Johnson snapped. “Don’t ever, ever, ever, ever tell oppressed people how they should resist their oppression,” she said during a tongue-lashing that lasted several minutes and included her admonishing the man to stop smiling and refrain from speaking further.

She has shown this side of herself repeatedly over the past year. At a series of public meetings, she has yelled, chanted and berated officials, sometimes putting a stop to whatever proceeding was under way.

At one point last year, Johnson paid a call on Tali Hairston, director of SPU’s John Perkins Center for Reconciliation, Leadership Training and Community Development. They talked about different strategies for affecting social change.

“It was a hard conversation,” said Hairston, 42.

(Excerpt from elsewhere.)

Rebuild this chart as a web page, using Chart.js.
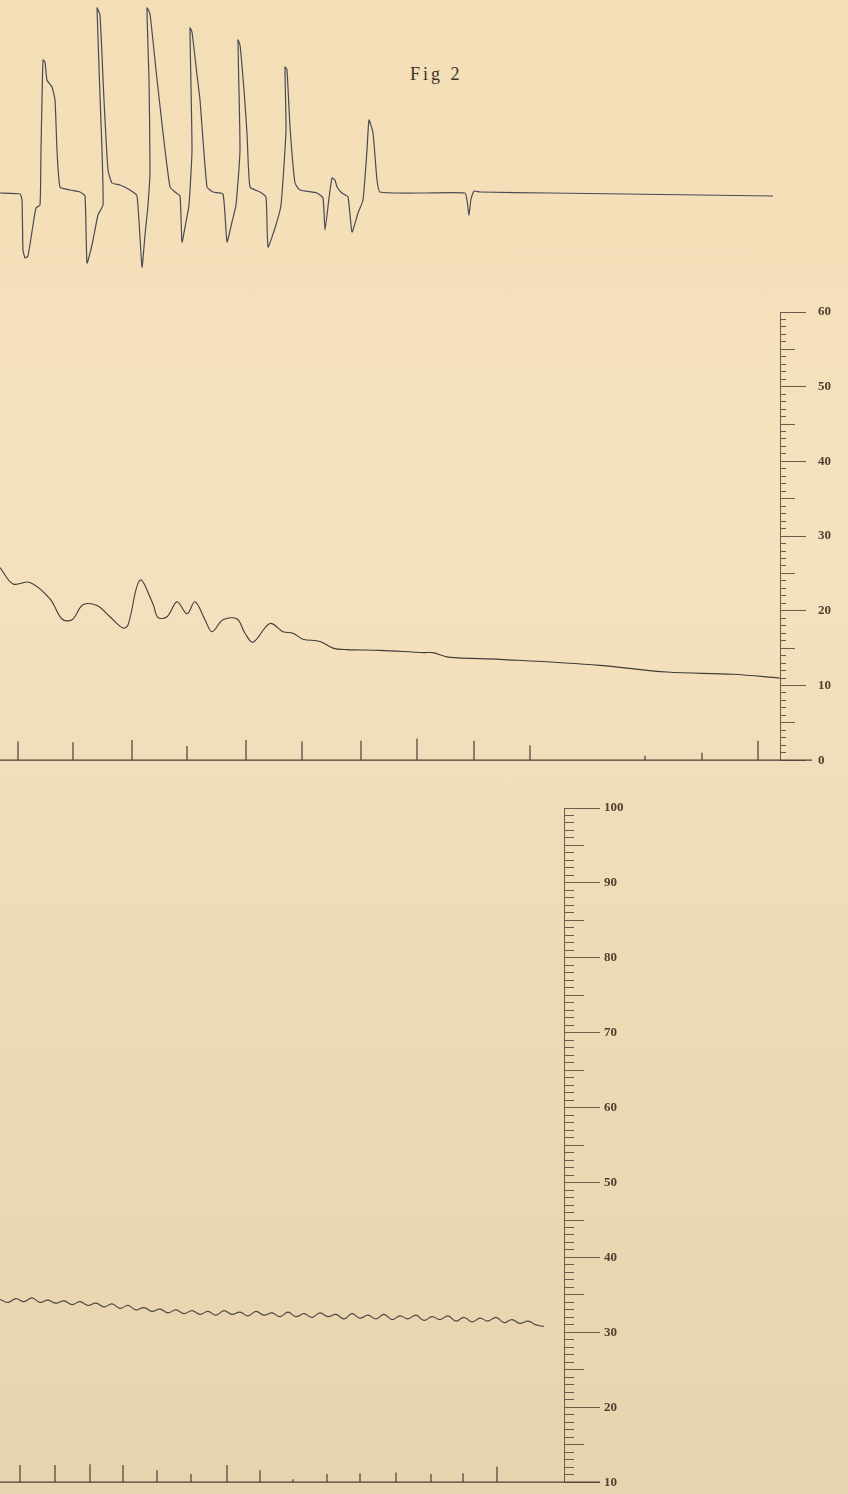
<!DOCTYPE html>
<html lang="fr">
<head>
<meta charset="UTF-8" />
<title>Fig 2</title>
<script src="https://cdn.jsdelivr.net/npm/chart.js"></script>
<style>
  html, body { margin: 0; padding: 0; }
  body {
    width: 848px; height: 1494px; position: relative; overflow: hidden;
    background: linear-gradient(180deg, #f4deb6 0%, #f5e1be 35%, #eedbb6 65%, #e6d4af 100%);
  }
  .panel { position: absolute; left: 0; width: 848px; }
  #title {
    position: absolute; left: 410px; top: 64px;
    font-family: "Liberation Serif", serif; font-size: 18px; letter-spacing: 3px; color: #3e3426;
  }
</style>
</head>
<body>
  <div id="title">Fig 2</div>
  <div class="panel" style="top:0;height:280px"><canvas id="topChart"></canvas></div>
  <div class="panel" style="top:280px;height:500px"><canvas id="midChart"></canvas></div>
  <div class="panel" style="top:780px;height:714px"><canvas id="botChart"></canvas></div>

<script>
// top trace: deflection from the rest line
const topX = [0, 20, 22, 23, 25, 28, 33, 36, 40, 41, 43, 45, 47, 52, 55, 57, 60, 70, 80, 85,
  87, 92, 98, 103, 102, 97, 100, 104, 108, 112, 120, 130, 137,
  142, 145, 148, 150, 149, 147, 150, 156, 163, 170, 175, 180,
  182, 186, 189, 192, 190, 192, 197, 200, 207, 213, 223,
  227, 232, 236, 240, 238, 240, 244, 247, 250, 260, 266,
  268, 275, 281, 286, 285, 287, 290, 295, 300, 317, 323, 325, 329, 332, 335, 337, 342, 348,
  352, 358, 363, 367, 369, 373, 377, 380, 424,
  465, 467, 469, 471, 474, 480, 550, 700, 773];
const topY = [0, -1, -7, -57, -65, -63, -32, -15, -12, 43, 133, 131, 113, 106, 93, 43, 6, 3, 1, -3,
  -70, -52, -22, -12, 43, 185, 178, 93, 23, 10, 8, 3, -3,
  -74, -42, -12, 23, 113, 185, 179, 123, 60, 6, 1, -3,
  -49, -29, -12, 43, 165, 161, 118, 93, 6, 1, -1,
  -49, -29, -12, 43, 153, 148, 103, 60, 6, 1, -4,
  -54, -35, -12, 63, 126, 123, 66, 10, 3, 0, -5, -37, -5, 15, 13, 6, 0, -4,
  -39, -20, -7, 43, 73, 60, 13, 1, 0,
  0, -7, -22, -6, 2, 1, 0, -2, -3];

// middle trace, scale 0-60
const midX = [0, 13, 30, 50, 62, 72, 83, 97, 110, 123, 128, 140, 153, 158, 167, 177, 187, 195, 205, 212,
  223, 237, 245, 253, 270, 283, 293, 303, 320, 333, 347, 380, 424, 433, 448, 500, 600, 667, 733, 780];
const midY = [25.8, 23.6, 23.8, 21.6, 18.9, 18.8, 20.8, 20.7, 19.2, 17.7, 18.1, 24.1, 20.9, 19.1, 19.2, 21.2, 19.6, 21.2, 18.8, 17.2,
  18.8, 18.9, 17.0, 15.8, 18.3, 17.2, 17.0, 16.2, 15.9, 15.0, 14.8, 14.7, 14.4, 14.4, 13.8, 13.5, 12.7, 11.8, 11.5, 11.0];
const midMarks = [18, 73, 132, 187, 246, 302, 361, 417, 474, 530, 645, 702, 758];
const midMarkH = [2.5, 2.4, 2.7, 1.9, 2.7, 2.5, 2.6, 2.9, 2.6, 2.0, 0.6, 1.0, 2.6];
const midLineEnd = 812;

// bottom trace, scale 10-100, one reading every 8 units
const botStep = 8;
const botY = [34.4, 34.0, 34.5, 34.1, 34.6, 34.0, 34.3, 33.9, 34.2, 33.7,
  34.1, 33.6, 33.9, 33.4, 33.8, 33.2, 33.6, 33.0, 33.3, 32.8,
  33.1, 32.6, 33.0, 32.5, 32.9, 32.4, 32.8, 32.3, 32.9, 32.4,
  32.7, 32.2, 32.8, 32.3, 32.6, 32.1, 32.7, 32.1, 32.5, 32.0,
  32.6, 32.1, 32.4, 31.8, 32.5, 31.9, 32.3, 31.8, 32.4, 31.7,
  32.2, 31.8, 32.3, 31.6, 32.1, 31.7, 32.2, 31.5, 32.0, 31.4,
  31.9, 31.5, 32.0, 31.3, 31.7, 31.2, 31.5, 31.0, 30.8];
const botMarks = [20, 55, 90, 123, 157, 191, 227, 260, 293, 327, 360, 396, 431, 463, 497];
const botMarkH = [2.3, 2.3, 2.4, 2.3, 1.6, 1.1, 2.3, 1.6, 0.4, 1.1, 1.2, 1.3, 1.1, 1.2, 2.1];
const botLineEnd = 600;

const midLabels = [0, 10, 20, 30, 40, 50, 60];
const botLabels = [10, 20, 30, 40, 50, 60, 70, 80, 90, 100];

const ink = '#6a5c48';
const labelInk = '#4d4030';
const serif = { family: '"Liberation Serif", serif', size: 13, weight: 'bold' };

function pairs(xs, ys) {
  return xs.map((x, i) => ({ x: x, y: ys[i] }));
}

// time signal line: rest level with a short stroke at each mark
function timeLine(marks, heights, base, end) {
  const pts = [{ x: 0, y: base }];
  marks.forEach((t, i) => {
    pts.push({ x: t, y: base }, { x: t, y: base + heights[i] }, { x: t, y: base });
  });
  pts.push({ x: end, y: base });
  return pts;
}

function ruler(min, max, step, len, weight) {
  return {
    type: 'linear', position: 'right', min: min, max: max, weight: weight,
    afterFit: s => { s.width = 0; },
    border: { display: false },
    grid: { drawOnChartArea: false, drawTicks: true, tickLength: len, color: ink, lineWidth: 1 },
    ticks: { display: false, stepSize: step, autoSkip: false }
  };
}

function labelAxis(min, max, labels, len, pad, width) {
  return {
    type: 'linear', position: 'right', min: min, max: max, weight: 1,
    afterFit: s => { s.width = width; },
    afterBuildTicks: s => { s.ticks = labels.map(v => ({ value: v })); },
    border: { display: true, color: ink, width: 1 },
    grid: { drawOnChartArea: false, tickLength: len, color: ink, lineWidth: 1 },
    ticks: { autoSkip: false, padding: pad, color: labelInk, font: serif }
  };
}

const common = {
  responsive: true,
  maintainAspectRatio: false,
  animation: false,
  plugins: { legend: { display: false }, tooltip: { enabled: false }, title: { display: false } },
  elements: { point: { radius: 0 } }
};

new Chart(document.getElementById('topChart'), {
  type: 'line',
  data: {
    datasets: [{
      data: pairs(topX, topY), borderColor: '#4a4a56', borderWidth: 1.2, tension: 0.15, clip: false
    }]
  },
  options: Object.assign({}, common, {
    layout: { padding: 0 },
    scales: {
      x: { type: 'linear', min: 0, max: 848, display: false },
      y: { type: 'linear', min: -87, max: 193, display: false }
    }
  })
});

new Chart(document.getElementById('midChart'), {
  type: 'line',
  data: {
    datasets: [
      { data: pairs(midX, midY), borderColor: '#3f3c3a', borderWidth: 1.1, tension: 0.35, clip: false },
      { data: timeLine(midMarks, midMarkH, 0, midLineEnd), borderColor: '#4a4036', borderWidth: 1.2, tension: 0, clip: false }
    ]
  },
  options: Object.assign({}, common, {
    layout: { padding: { top: 32, bottom: 15, left: 0, right: 0 } },
    scales: {
      x: { type: 'linear', min: 0, max: 780, display: false },
      y: labelAxis(0, 60, midLabels, 26, 12, 68),
      y5: ruler(0, 60, 5, 15, 0),
      y1: ruler(0, 60, 1, 6, -1)
    }
  })
});

new Chart(document.getElementById('botChart'), {
  type: 'line',
  data: {
    datasets: [
      { data: botY.map((v, i) => ({ x: i * botStep, y: v })), borderColor: '#4d4846', borderWidth: 1.1, tension: 0.4, clip: false },
      { data: timeLine(botMarks, botMarkH, 10, botLineEnd), borderColor: '#4a4036', borderWidth: 1.2, tension: 0, clip: false }
    ]
  },
  options: Object.assign({}, common, {
    layout: { padding: { top: 28, bottom: 8, left: 0, right: 0 } },
    scales: {
      x: { type: 'linear', min: 0, max: 564, display: false },
      y: labelAxis(10, 100, botLabels, 36, 4, 284),
      y5: ruler(10, 100, 5, 20, 0),
      y1: ruler(10, 100, 1, 10, -1)
    }
  })
});
</script>
</body>
</html>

“Some of us take a different approach than just hollering at society,” he said. He contends it’s also essential to tackle issues not strictly categorized as racism, but that deeply affect the black community nonetheless: gang violence, for instance.

The tension between generations could also be felt at this year’s wrap-up meeting for the annual Martin Luther King Jr. march, held in January. A cohort of younger activists was there, including Johnson and Willaford, recalled Shannon. “It is time you passed the baton,” she said some indicated.

That didn’t go over well among the older set, one of whom referred to the fiery youth as “dragons.”

Some of these same youth have leveled sharp criticism at Metropolitan King County Councilmember Larry Gossett for his support of a juvenile-justice center, which the activists see as exacerbating racially biased mass incarceration. They may not be aware, Shannon acknowledged, that Gossett was once one of Seattle’ s most famous radicals — a Black Power devotee who led historic sit-ins.

“We applaud you. We love your passion,” said Reggie Witherspoon, pastor of Mount Calvary Christian Center, speaking as if to the young activists. But he said, “Be willing to understand that you don’t have all the answers … Let us give you some experience and some counsel.”

One piece of advice he would tell them is that confrontation can be counterproductive. “Who’s going to listen to you when they’re angry?”

But it may be that the young activists, including Johnson, will keeping yelling. “They’re moving at a rapid pace,” Witherspoon said. “I don’t know how you can stop them.”